One challenge in doing this is figuring out the correct trade-off between the original criterion and then the "sparsity" we are trying to enforce. Presumably, one could use a reverse-lasso type approach and start with no penalty and then subsequently increase it.
Here the hypothetical output from the model includes the log-odds values as well as the values after the integration step. While we have implemented this approach, we forego that here, since the results above suffice; however, we mention it for the sake of completeness.

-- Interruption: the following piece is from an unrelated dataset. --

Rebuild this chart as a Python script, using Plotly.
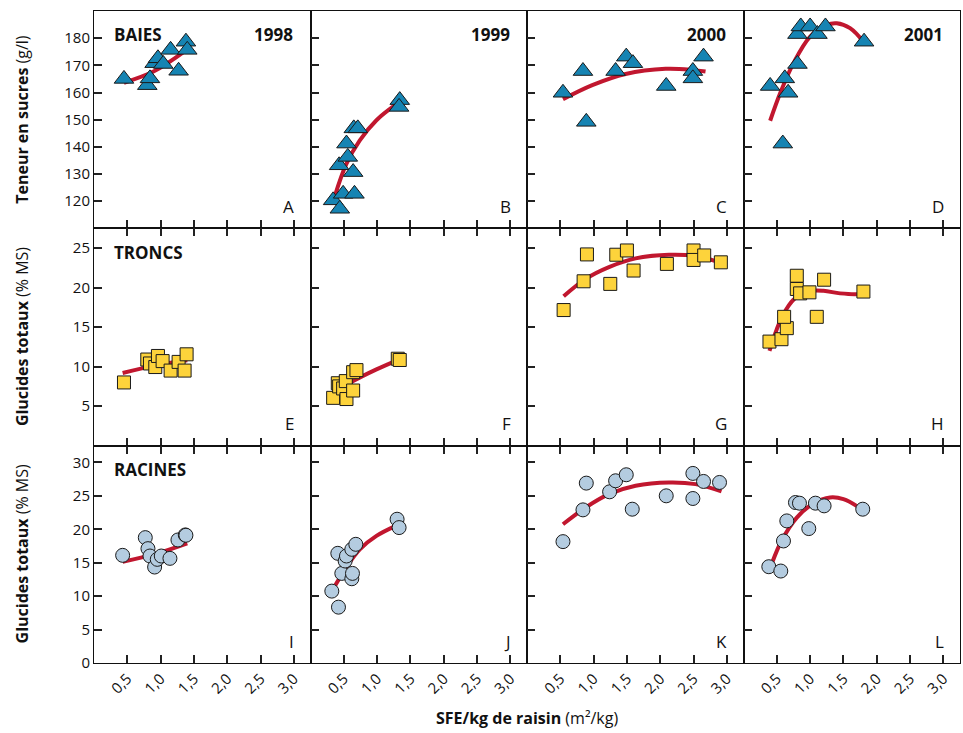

# Penalize NPC - finding the right balance is key here
def criterion_with_sparsity(myout, labels, pen=1):
return criterion(myout[0,:], labels) + 0.69 * pen * torch.mean((1 - labels) * myout[1,:])
# def criterion3(myout, labels):
# return torch.mean((1 - labels) * myout[1,:]) + torch.mean(labels / myout[1,:])
Conclusion¶
Herein we have shown that we can formalize the ad hoc method from analysis-01-dynamics
as a neural network model and learn the optimal set of parameters for this model given data.
The data here consists of only 46 cases, which is sufficient for learning the parameters of our model. However, our approach suggests that by employing a larger dataset we could consider larger models, i.e. a deep neural network to capture more complex patterns distinguishing plants from controls.